## GIVEN REQUEST
Beneath this task is a listing; retype all of it exactly.

## DATA SEGMENT
__________________________________________________
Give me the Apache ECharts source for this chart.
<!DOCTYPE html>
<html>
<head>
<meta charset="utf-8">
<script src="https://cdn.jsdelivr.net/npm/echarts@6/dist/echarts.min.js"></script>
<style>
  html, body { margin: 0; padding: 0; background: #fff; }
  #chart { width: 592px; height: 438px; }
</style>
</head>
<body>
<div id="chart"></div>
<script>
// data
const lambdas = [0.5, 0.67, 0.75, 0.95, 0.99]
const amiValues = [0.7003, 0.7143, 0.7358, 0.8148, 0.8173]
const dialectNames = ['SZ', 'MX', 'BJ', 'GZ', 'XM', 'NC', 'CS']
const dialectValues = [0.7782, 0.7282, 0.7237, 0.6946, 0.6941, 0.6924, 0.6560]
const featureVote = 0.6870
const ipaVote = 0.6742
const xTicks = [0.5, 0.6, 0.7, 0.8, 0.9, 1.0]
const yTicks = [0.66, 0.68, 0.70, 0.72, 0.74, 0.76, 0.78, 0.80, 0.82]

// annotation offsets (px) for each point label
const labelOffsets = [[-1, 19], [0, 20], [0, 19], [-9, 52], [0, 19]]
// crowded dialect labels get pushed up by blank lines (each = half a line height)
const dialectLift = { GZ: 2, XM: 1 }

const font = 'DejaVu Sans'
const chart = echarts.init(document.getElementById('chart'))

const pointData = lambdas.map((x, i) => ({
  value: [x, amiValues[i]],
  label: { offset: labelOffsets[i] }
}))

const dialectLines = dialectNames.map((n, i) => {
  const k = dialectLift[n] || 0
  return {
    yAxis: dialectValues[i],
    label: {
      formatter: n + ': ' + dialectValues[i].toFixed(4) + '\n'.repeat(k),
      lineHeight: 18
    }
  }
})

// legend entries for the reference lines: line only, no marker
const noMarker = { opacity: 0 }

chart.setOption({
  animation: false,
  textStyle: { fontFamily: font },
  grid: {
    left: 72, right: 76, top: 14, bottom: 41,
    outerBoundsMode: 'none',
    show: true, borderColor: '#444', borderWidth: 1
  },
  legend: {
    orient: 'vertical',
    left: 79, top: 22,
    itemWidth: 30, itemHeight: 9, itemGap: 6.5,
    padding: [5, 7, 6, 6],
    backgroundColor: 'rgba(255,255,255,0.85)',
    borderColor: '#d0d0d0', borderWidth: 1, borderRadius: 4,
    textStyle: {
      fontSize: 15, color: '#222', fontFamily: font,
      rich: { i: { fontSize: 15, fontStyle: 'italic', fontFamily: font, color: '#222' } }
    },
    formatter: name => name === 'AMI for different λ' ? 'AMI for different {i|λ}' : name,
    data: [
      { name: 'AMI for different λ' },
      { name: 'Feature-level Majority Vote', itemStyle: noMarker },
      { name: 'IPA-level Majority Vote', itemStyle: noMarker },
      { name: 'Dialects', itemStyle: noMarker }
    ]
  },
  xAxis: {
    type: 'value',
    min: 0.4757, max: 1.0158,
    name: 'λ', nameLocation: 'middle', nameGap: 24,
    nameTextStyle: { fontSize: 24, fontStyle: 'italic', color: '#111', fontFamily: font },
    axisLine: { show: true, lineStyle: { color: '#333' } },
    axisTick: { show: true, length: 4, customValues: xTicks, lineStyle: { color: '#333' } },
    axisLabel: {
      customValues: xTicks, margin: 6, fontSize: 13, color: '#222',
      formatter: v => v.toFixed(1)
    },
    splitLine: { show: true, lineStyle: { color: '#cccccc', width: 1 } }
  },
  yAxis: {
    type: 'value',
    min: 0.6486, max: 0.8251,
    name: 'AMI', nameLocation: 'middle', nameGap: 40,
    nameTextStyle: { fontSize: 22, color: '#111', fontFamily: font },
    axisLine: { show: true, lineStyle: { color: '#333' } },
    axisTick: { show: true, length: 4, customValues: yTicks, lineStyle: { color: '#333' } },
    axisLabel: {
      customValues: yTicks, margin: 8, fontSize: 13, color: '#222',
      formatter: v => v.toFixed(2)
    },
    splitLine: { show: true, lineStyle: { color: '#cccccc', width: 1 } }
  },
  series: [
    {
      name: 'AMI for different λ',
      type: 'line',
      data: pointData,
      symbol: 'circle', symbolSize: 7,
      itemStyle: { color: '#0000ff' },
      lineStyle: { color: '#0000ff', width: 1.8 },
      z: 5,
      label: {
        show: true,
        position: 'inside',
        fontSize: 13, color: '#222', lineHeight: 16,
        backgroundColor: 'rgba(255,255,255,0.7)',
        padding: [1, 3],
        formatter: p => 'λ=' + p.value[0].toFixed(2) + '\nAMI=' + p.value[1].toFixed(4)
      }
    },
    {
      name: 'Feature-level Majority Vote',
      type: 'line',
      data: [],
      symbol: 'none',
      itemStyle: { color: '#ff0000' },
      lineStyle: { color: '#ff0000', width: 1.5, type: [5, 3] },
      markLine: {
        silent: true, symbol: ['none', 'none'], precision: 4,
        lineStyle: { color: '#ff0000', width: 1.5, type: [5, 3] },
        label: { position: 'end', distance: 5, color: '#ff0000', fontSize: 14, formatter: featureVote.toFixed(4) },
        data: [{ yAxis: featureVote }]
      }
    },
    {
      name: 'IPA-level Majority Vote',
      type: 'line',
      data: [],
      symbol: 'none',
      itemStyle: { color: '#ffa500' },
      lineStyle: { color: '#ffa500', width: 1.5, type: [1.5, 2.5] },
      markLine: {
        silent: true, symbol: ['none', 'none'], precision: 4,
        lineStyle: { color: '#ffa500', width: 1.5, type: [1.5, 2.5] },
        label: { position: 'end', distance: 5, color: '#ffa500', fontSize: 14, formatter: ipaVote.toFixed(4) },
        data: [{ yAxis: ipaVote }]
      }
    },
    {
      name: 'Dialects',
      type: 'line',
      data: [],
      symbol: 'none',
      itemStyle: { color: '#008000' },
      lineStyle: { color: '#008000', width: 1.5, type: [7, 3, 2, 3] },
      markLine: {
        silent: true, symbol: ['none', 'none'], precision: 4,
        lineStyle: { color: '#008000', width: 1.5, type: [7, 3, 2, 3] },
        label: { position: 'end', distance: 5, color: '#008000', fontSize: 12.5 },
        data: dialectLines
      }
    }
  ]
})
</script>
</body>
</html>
__________________________________________________
## WRITTEN SOLUTION
Give me the Apache ECharts source for this chart.
<!DOCTYPE html>
<html>
<head>
<meta charset="utf-8">
<script src="https://cdn.jsdelivr.net/npm/echarts@6/dist/echarts.min.js"></script>
<style>
  html, body { margin: 0; padding: 0; background: #fff; }
  #chart { width: 592px; height: 438px; }
</style>
</head>
<body>
<div id="chart"></div>
<script>
// data
const lambdas = [0.5, 0.67, 0.75, 0.95, 0.99]
const amiValues = [0.7003, 0.7143, 0.7358, 0.8148, 0.8173]
const dialectNames = ['SZ', 'MX', 'BJ', 'GZ', 'XM', 'NC', 'CS']
const dialectValues = [0.7782, 0.7282, 0.7237, 0.6946, 0.6941, 0.6924, 0.6560]
const featureVote = 0.6870
const ipaVote = 0.6742
const xTicks = [0.5, 0.6, 0.7, 0.8, 0.9, 1.0]
const yTicks = [0.66, 0.68, 0.70, 0.72, 0.74, 0.76, 0.78, 0.80, 0.82]

// annotation offsets (px) for each point label
const labelOffsets = [[-1, 19], [0, 20], [0, 19], [-9, 52], [0, 19]]
// crowded dialect labels get pushed up by blank lines (each = half a line height)
const dialectLift = { GZ: 2, XM: 1 }

const font = 'DejaVu Sans'
const chart = echarts.init(document.getElementById('chart'))

const pointData = lambdas.map((x, i) => ({
  value: [x, amiValues[i]],
  label: { offset: labelOffsets[i] }
}))

const dialectLines = dialectNames.map((n, i) => {
  const k = dialectLift[n] || 0
  return {
    yAxis: dialectValues[i],
    label: {
      formatter: n + ': ' + dialectValues[i].toFixed(4) + '\n'.repeat(k),
      lineHeight: 18
    }
  }
})

// legend entries for the reference lines: line only, no marker
const noMarker = { opacity: 0 }

chart.setOption({
  animation: false,
  textStyle: { fontFamily: font },
  grid: {
    left: 72, right: 76, top: 14, bottom: 41,
    outerBoundsMode: 'none',
    show: true, borderColor: '#444', borderWidth: 1
  },
  legend: {
    orient: 'vertical',
    left: 79, top: 22,
    itemWidth: 30, itemHeight: 9, itemGap: 6.5,
    padding: [5, 7, 6, 6],
    backgroundColor: 'rgba(255,255,255,0.85)',
    borderColor: '#d0d0d0', borderWidth: 1, borderRadius: 4,
    textStyle: {
      fontSize: 15, color: '#222', fontFamily: font,
      rich: { i: { fontSize: 15, fontStyle: 'italic', fontFamily: font, color: '#222' } }
    },
    formatter: name => name === 'AMI for different λ' ? 'AMI for different {i|λ}' : name,
    data: [
      { name: 'AMI for different λ' },
      { name: 'Feature-level Majority Vote', itemStyle: noMarker },
      { name: 'IPA-level Majority Vote', itemStyle: noMarker },
      { name: 'Dialects', itemStyle: noMarker }
    ]
  },
  xAxis: {
    type: 'value',
    min: 0.4757, max: 1.0158,
    name: 'λ', nameLocation: 'middle', nameGap: 24,
    nameTextStyle: { fontSize: 24, fontStyle: 'italic', color: '#111', fontFamily: font },
    axisLine: { show: true, lineStyle: { color: '#333' } },
    axisTick: { show: true, length: 4, customValues: xTicks, lineStyle: { color: '#333' } },
    axisLabel: {
      customValues: xTicks, margin: 6, fontSize: 13, color: '#222',
      formatter: v => v.toFixed(1)
    },
    splitLine: { show: true, lineStyle: { color: '#cccccc', width: 1 } }
  },
  yAxis: {
    type: 'value',
    min: 0.6486, max: 0.8251,
    name: 'AMI', nameLocation: 'middle', nameGap: 40,
    nameTextStyle: { fontSize: 22, color: '#111', fontFamily: font },
    axisLine: { show: true, lineStyle: { color: '#333' } },
    axisTick: { show: true, length: 4, customValues: yTicks, lineStyle: { color: '#333' } },
    axisLabel: {
      customValues: yTicks, margin: 8, fontSize: 13, color: '#222',
      formatter: v => v.toFixed(2)
    },
    splitLine: { show: true, lineStyle: { color: '#cccccc', width: 1 } }
  },
  series: [
    {
      name: 'AMI for different λ',
      type: 'line',
      data: pointData,
      symbol: 'circle', symbolSize: 7,
      itemStyle: { color: '#0000ff' },
      lineStyle: { color: '#0000ff', width: 1.8 },
      z: 5,
      label: {
        show: true,
        position: 'inside',
        fontSize: 13, color: '#222', lineHeight: 16,
        backgroundColor: 'rgba(255,255,255,0.7)',
        padding: [1, 3],
        formatter: p => 'λ=' + p.value[0].toFixed(2) + '\nAMI=' + p.value[1].toFixed(4)
      }
    },
    {
      name: 'Feature-level Majority Vote',
      type: 'line',
      data: [],
      symbol: 'none',
      itemStyle: { color: '#ff0000' },
      lineStyle: { color: '#ff0000', width: 1.5, type: [5, 3] },
      markLine: {
        silent: true, symbol: ['none', 'none'], precision: 4,
        lineStyle: { color: '#ff0000', width: 1.5, type: [5, 3] },
        label: { position: 'end', distance: 5, color: '#ff0000', fontSize: 14, formatter: featureVote.toFixed(4) },
        data: [{ yAxis: featureVote }]
      }
    },
    {
      name: 'IPA-level Majority Vote',
      type: 'line',
      data: [],
      symbol: 'none',
      itemStyle: { color: '#ffa500' },
      lineStyle: { color: '#ffa500', width: 1.5, type: [1.5, 2.5] },
      markLine: {
        silent: true, symbol: ['none', 'none'], precision: 4,
        lineStyle: { color: '#ffa500', width: 1.5, type: [1.5, 2.5] },
        label: { position: 'end', distance: 5, color: '#ffa500', fontSize: 14, formatter: ipaVote.toFixed(4) },
        data: [{ yAxis: ipaVote }]
      }
    },
    {
      name: 'Dialects',
      type: 'line',
      data: [],
      symbol: 'none',
      itemStyle: { color: '#008000' },
      lineStyle: { color: '#008000', width: 1.5, type: [7, 3, 2, 3] },
      markLine: {
        silent: true, symbol: ['none', 'none'], precision: 4,
        lineStyle: { color: '#008000', width: 1.5, type: [7, 3, 2, 3] },
        label: { position: 'end', distance: 5, color: '#008000', fontSize: 12.5 },
        data: dialectLines
      }
    }
  ]
})
</script>
</body>
</html>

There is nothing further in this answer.